İstanbul Sözleşmesi, 6248 Sayılı kanun, cinsleri nötr hale getirmeyi öven de olur.
Bunları aile, kadın ve cinsel kimlik üzerinden fıtrata yapılan bir saldırı sayan da olur.
Mutluluğu ırkını yüceltmek, dilini öne çıkarmak ve başkalarını görmemekte arayan olduğu gibi bunları birer inkâr, hak gaspı ve asimilasyon sayanlar da olur.
Çıplaklık, açıp saçılma, kadın erkek eşitliği ve dilediği gibi giyinmeye modernlik diyen de;
Örtü, tesettür, nikâh ve İslam’a göre giyinmeyi izzet ve huzur sayan da vardır.
Kanun, yasa, hüküm, idareyi ‘kral, başkan, meclis, komite’ gibi insanlara veren de vardır.
Hüküm, kanun ve idare yetkisini tamamen Allah’a veren de vardır.
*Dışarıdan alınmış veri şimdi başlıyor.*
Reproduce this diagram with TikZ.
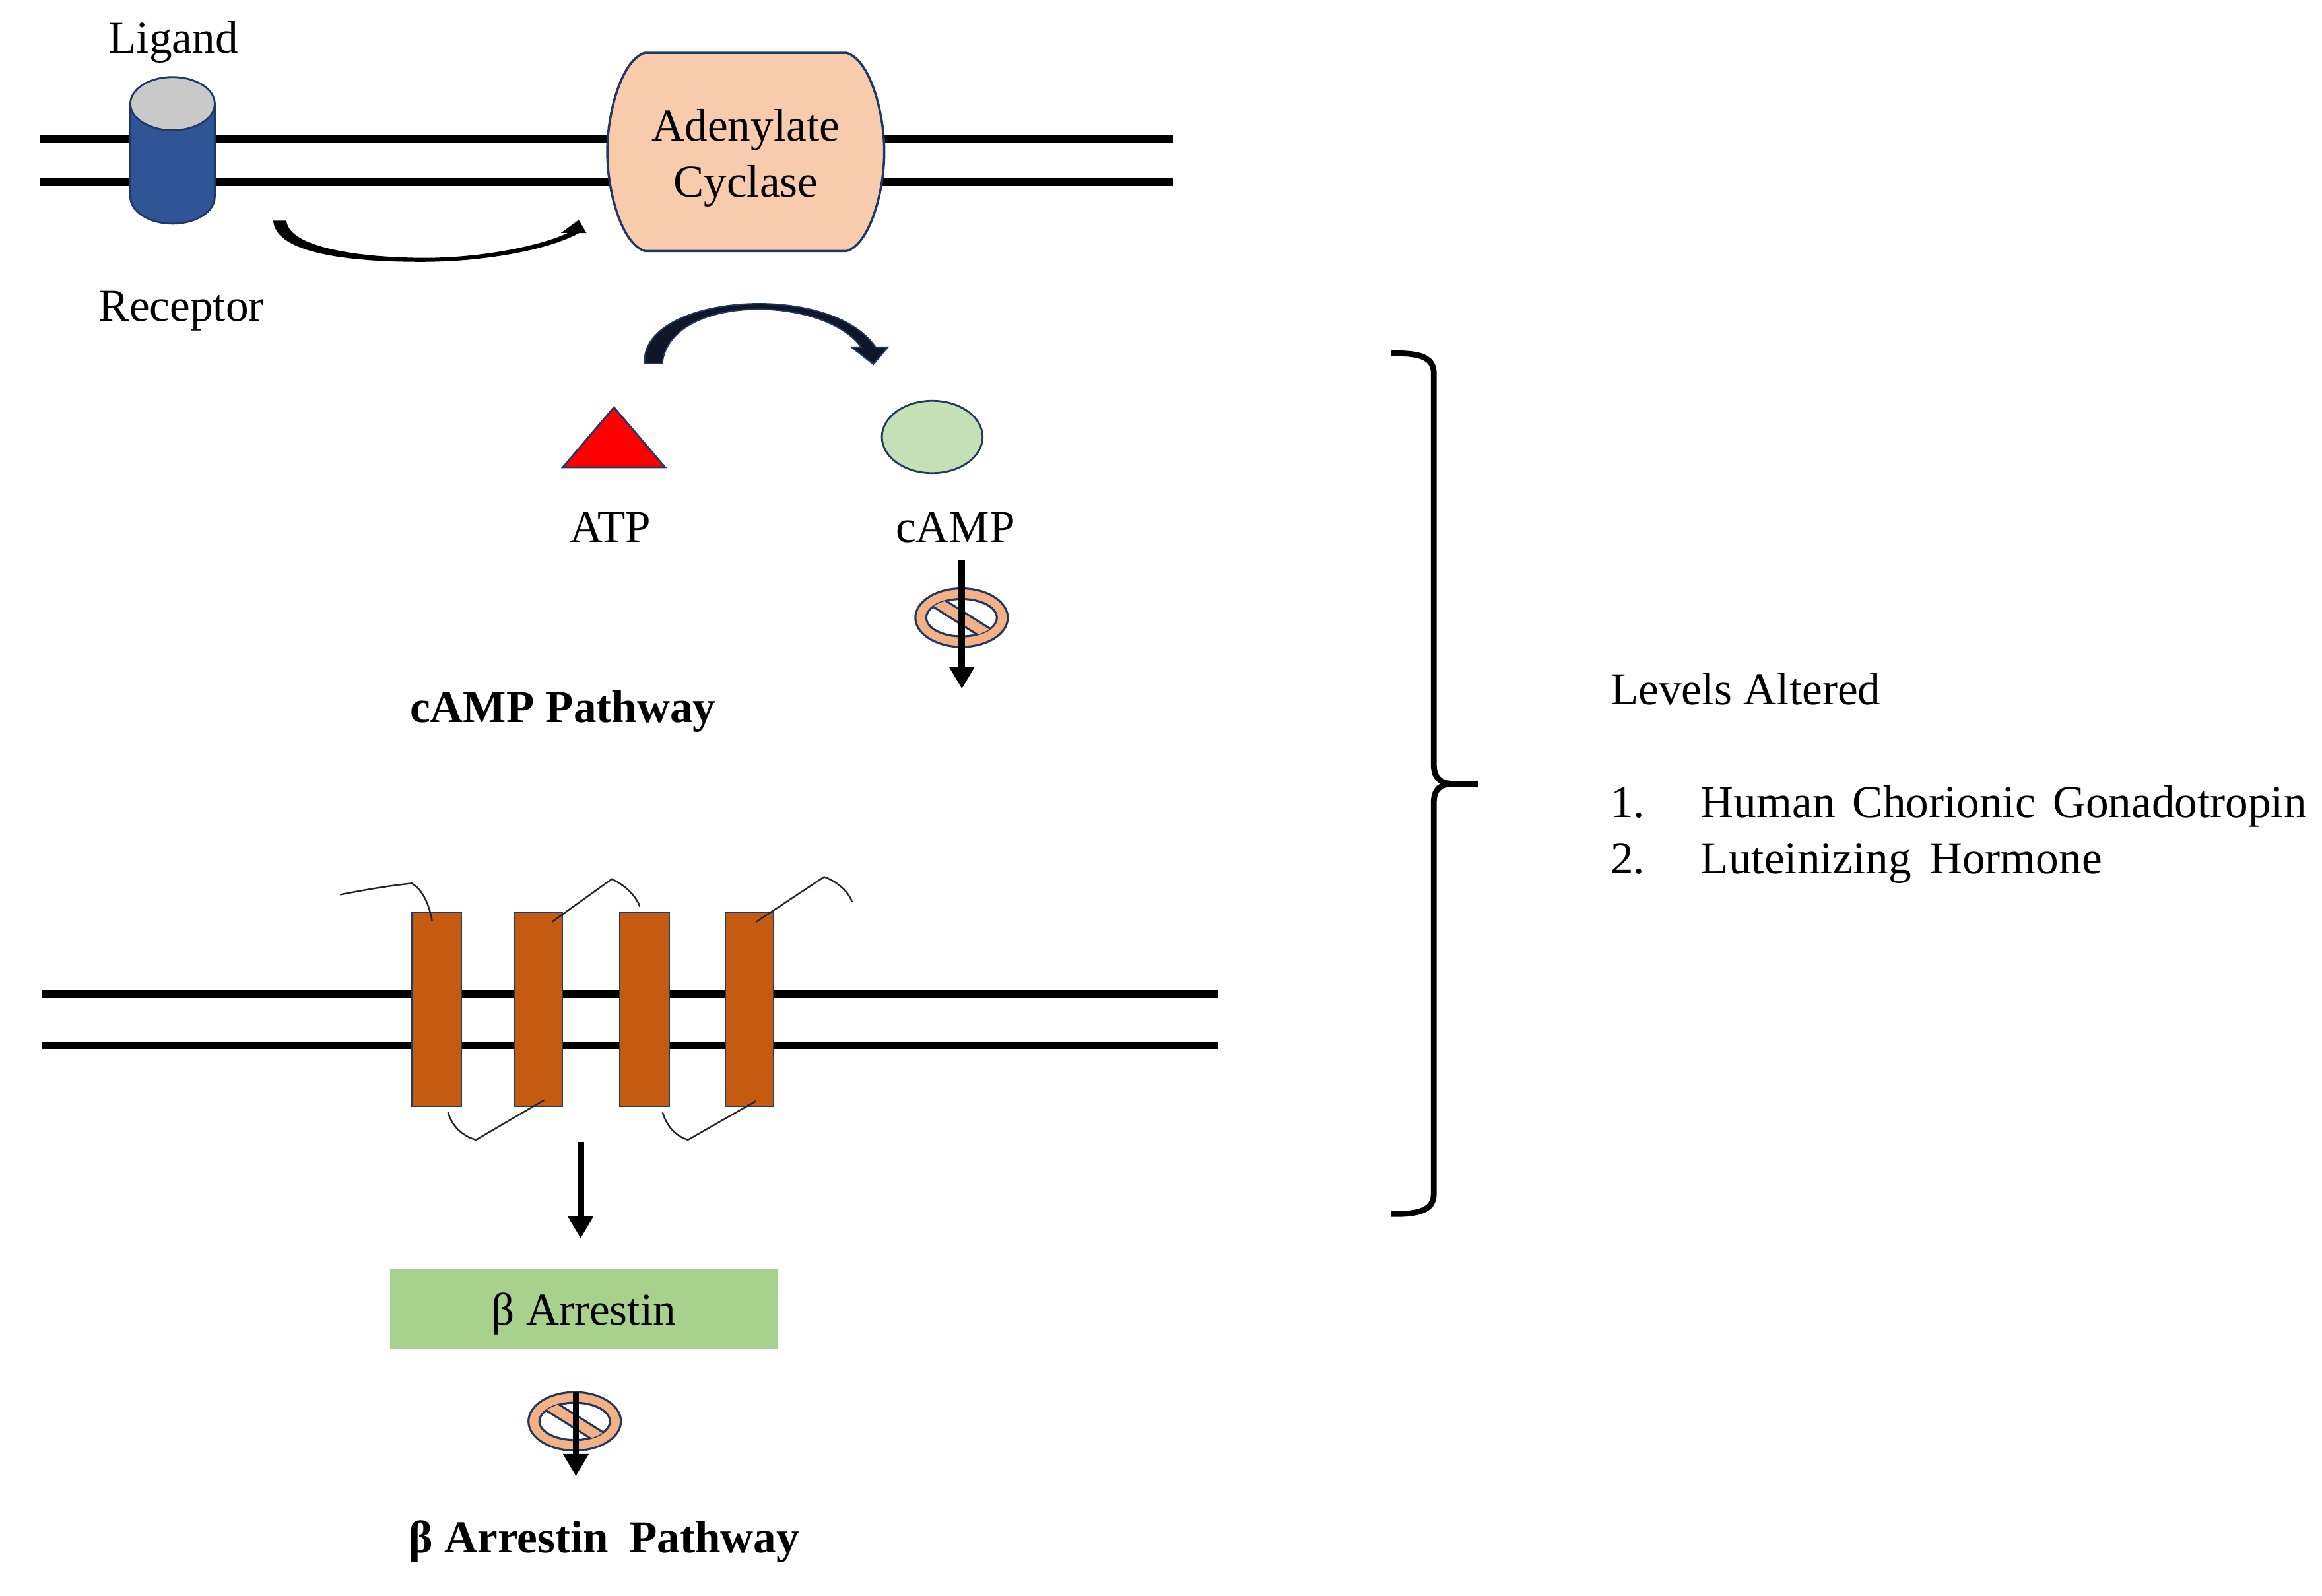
\documentclass[tikz,border=0pt]{standalone}
\usepackage{fontspec}
\setmainfont{Liberation Serif}
\usetikzlibrary{arrows.meta}
\definecolor{recblue}{HTML}{2F5597}
\definecolor{outl}{HTML}{203864}
\definecolor{ligray}{HTML}{C9C9C9}
\definecolor{peach}{HTML}{F8CBAD}
\definecolor{campgreen}{HTML}{C5E0B4}
\definecolor{noorange}{HTML}{F4B183}
\definecolor{gpcrbrown}{HTML}{C55A11}
\definecolor{arrgreen}{HTML}{A9D18E}
\definecolor{navy}{HTML}{0E1628}
\begin{document}
\begin{tikzpicture}[x=0.02244cm,y=-0.02244cm,
  lbl/.style={inner sep=0pt, font=\fontsize{19.7pt}{23.6pt}\selectfont},
  blbl/.style={inner sep=0pt, font=\fontsize{19.7pt}{23.6pt}\selectfont\bfseries},
  membrane/.style={line width=3.3pt, black},
  outline/.style={draw=outl, line width=0.8pt},
  arr/.style={line width=2.8pt, -{Triangle[width=10.5pt,length=9.5pt]}},
  tmloop/.style={line width=0.7pt, black!85},
  nosym/.pic={
    \filldraw[fill=noorange, draw=outl, line width=0.9pt, even odd rule]
      (0,0) ellipse (31.2 and 19.7) (0,0) ellipse (23.8 and 12.6);
    \begin{scope}
      \clip (0,0) ellipse (23.8 and 12.6);
      \filldraw[fill=noorange, draw=outl, line width=0.9pt]
        (-23.3,-19.4) -- (27.5,12.6) -- (23.3,19.4) -- (-27.5,-12.6) -- cycle;
    \end{scope}
  }]
\useasboundingbox (0,0) rectangle (1567.7,1077.5);

% ---------- top membrane ----------
\coordinate (m1l) at (27,93.6);  \coordinate (m1r) at (792,93.6);
\coordinate (m2l) at (27,123);   \coordinate (m2r) at (792,123);
\draw[membrane] (m1l) -- (m1r);
\draw[membrane] (m2l) -- (m2r);

% receptor cylinder
\filldraw[fill=recblue, outline] (88,70) -- (88,133)
  .. controls (88,142.9) and (100.8,151) .. (116.5,151)
  .. controls (132.2,151) and (145,142.9) .. (145,133) -- (145,70) -- cycle;
\filldraw[fill=ligray, outline] (116.5,70) ellipse (28.5 and 18);
\node[lbl, anchor=base] (ligand) at (117,36) {Ligand};
\node[lbl, anchor=base] (receptor) at (122.5,216.6) {Receptor};

% adenylate cyclase (barrel shape)
\filldraw[fill=peach, outline, line width=1pt] (435.5,35.7) -- (571.5,35.7)
  .. controls (587,40) and (597,75) .. (597,102.6)
  .. controls (597,130) and (587,165) .. (571.5,169.5) -- (435.5,169.5)
  .. controls (420,165) and (410,130) .. (410,102.6)
  .. controls (410,75) and (420,40) .. (435.5,35.7) -- cycle;
\node[lbl, anchor=base] (ac1) at (503.5,95) {Adenylate};
\node[lbl, anchor=base] (ac2) at (503.5,133) {Cyclase};

% receptor -> adenylate cyclase (tapered curved arrow)
\coordinate (rca) at (189,149);
\coordinate (rcb) at (390.7,148.5);
\fill[black] (184.5,149) .. controls (186,172) and (240,177) .. (286.6,176.8)
  .. controls (330,176.5) and (372,168) .. (391,157.3)
  -- (396,157.4) -- (rcb) -- (378.8,157.2) -- (383.5,157.2)
  .. controls (365,166) and (325,174.1) .. (286.6,174.1)
  .. controls (247,174) and (195,168) .. (193.4,149) -- cycle;

% ATP -> cAMP curved arrow (tapered)
\filldraw[fill=navy, draw=outl, line width=0.6pt]
  (435.2,245.5) .. controls (432,199) and (560,189) .. (591.2,234.4)
  -- (599.4,234.4) -- (589.7,245.9) -- (574.9,234.4) -- (581.5,234.4)
  .. controls (556,199) and (452,198) .. (447.1,245.5) -- cycle;

% ATP
\filldraw[fill=red, outline] (414.5,275) -- (449,315.5) -- (380,315.5) -- cycle;
\node[lbl, anchor=base] (atp) at (412,366) {ATP};

% cAMP
\filldraw[fill=campgreen, outline] (629.4,295) ellipse (34 and 24.4);
\node[lbl, anchor=base] (camp) at (645,366) {cAMP};

% cAMP blocked arrow
\pic at (649.2,417) {nosym};
\coordinate (campa) at (649.4,378);
\coordinate (campb) at (649.4,465);
\draw[arr] (campa) -- (campb);

\node[blbl, anchor=base] (camppath) at (380,487.6) {cAMP Pathway};

% ---------- lower membrane ----------
\coordinate (m3l) at (28.6,671);  \coordinate (m3r) at (822,671);
\coordinate (m4l) at (28.6,706);  \coordinate (m4r) at (822,706);
\draw[membrane] (m3l) -- (m3r);
\draw[membrane] (m4l) -- (m4r);

\foreach \xa/\xb in {278/311.6, 347/379.7, 418.6/452, 489.8/522.4}
  \filldraw[fill=gpcrbrown, draw=outl, line width=0.6pt] (\xa,616) rectangle (\xb,747);

% loops
\draw[tmloop] (229.6,604) .. controls (245,601) and (262,598) .. (278,596.4)
  .. controls (286,601) and (290,612) .. (291.7,621.7);
\draw[tmloop] (372.7,622.4) -- (413,593.5) .. controls (421,597) and (429,604) .. (432,612);
\draw[tmloop] (510.5,622.4) -- (556.4,592) .. controls (565,595) and (573,602) .. (575.3,609);
\draw[tmloop] (302.5,751) .. controls (305,760) and (312,767) .. (321.4,769.5) -- (367.3,742.7);
\draw[tmloop] (447.3,751) .. controls (450,760) and (456,767) .. (464.5,769.5) -- (510.5,743.3);

% GPCR -> beta arrestin
\node[fill=arrgreen, minimum width=5.88cm, minimum height=1.212cm, inner sep=0pt] (barr) at (394.2,884) {};
\node[lbl, anchor=base] (barrlbl) at (394,894.7) {β Arrestin};
\coordinate (gpcrout) at (392,771);
\coordinate (barrin) at (392,836);
\draw[arr] (gpcrout) -- (barrin);

% beta arrestin blocked arrow
\pic at (388,959.6) {nosym};
\coordinate (barra) at (388.8,940);
\coordinate (barrb) at (388.8,996.5);
\draw[arr] (barra) -- (barrb);

\node[blbl, anchor=base] (barrpath) at (408,1048.4) {β Arrestin\hspace{0.45em}Pathway};

% ---------- brace ----------
\coordinate (bt) at (939,238.7);
\coordinate (bm) at (998,529.2);
\coordinate (bb) at (939,819.6);
\draw[line width=2.5pt] (bt) .. controls (958,238) and (968,241) .. (968,252) -- (968,516)
  .. controls (968,525) and (972,529.2) .. (982,529.2) -- (bm);
\draw[line width=2.5pt] (bb) .. controls (958,820) and (968,817) .. (968,806) -- (968,542)
  .. controls (968,533) and (972,529.2) .. (982,529.2);

% ---------- text ----------
\node[lbl, anchor=base west] (levels) at (1087,475.5) {Levels Altered};
\node[lbl, anchor=base west] (n1) at (1087,552) {1.};
\node[lbl, anchor=base west] (hcg) at (1148,552) {\makebox[9.18cm][s]{Human Chorionic Gonadotropin}};
\node[lbl, anchor=base west] (n2) at (1087,589.6) {2.};
\node[lbl, anchor=base west] (lh) at (1148,589.6) {\makebox[6.08cm][s]{Luteinizing Hormone}};
\end{tikzpicture}
\end{document}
Kavgası, patırtısı, öfkesi, sevgisi ve tutkusu ideoloji, para ve takım için olan da vardır.
Cihadı, püskürtmesi, kızgınlığı, aşkı ve hayranlığı Kur’an ve sünnet için olan da vardır.
Evi, aileyi, kadını, erkeği, çocuğu, gezip eğlenmeyi ve yaşamayı keyfince gören, kuran ve yapan da vardır.
Ev, aile, kadın, erkek, çocuk, eğlenme ve yaşama için bir ölçüsü, istikameti olan da vardır.
Hayatı, güçlülere has kılıp her tarafı işgali kendine hak olarak görenler de vardır.
Hayatı, bir kulluk vazifesi bilip her tarafı doğrulukla meşgul etmek isteyen de vardır.
Yani anlayacağınız, Habil nasıl Kabil’e uymamış; Musa Firavun’a boyun eğmemiş; Kardeşleri Yusuf’a her türlü hileyi düzmüş, Ebucehil Muhammed aleyhi selamı bir rakip görmüş.
Bugünün de dünden bir farkı yoktur.
Sen doğrularıma rağmen bana gelmiyorsan ben niye senin yanlışlarına eyvallah edeyim!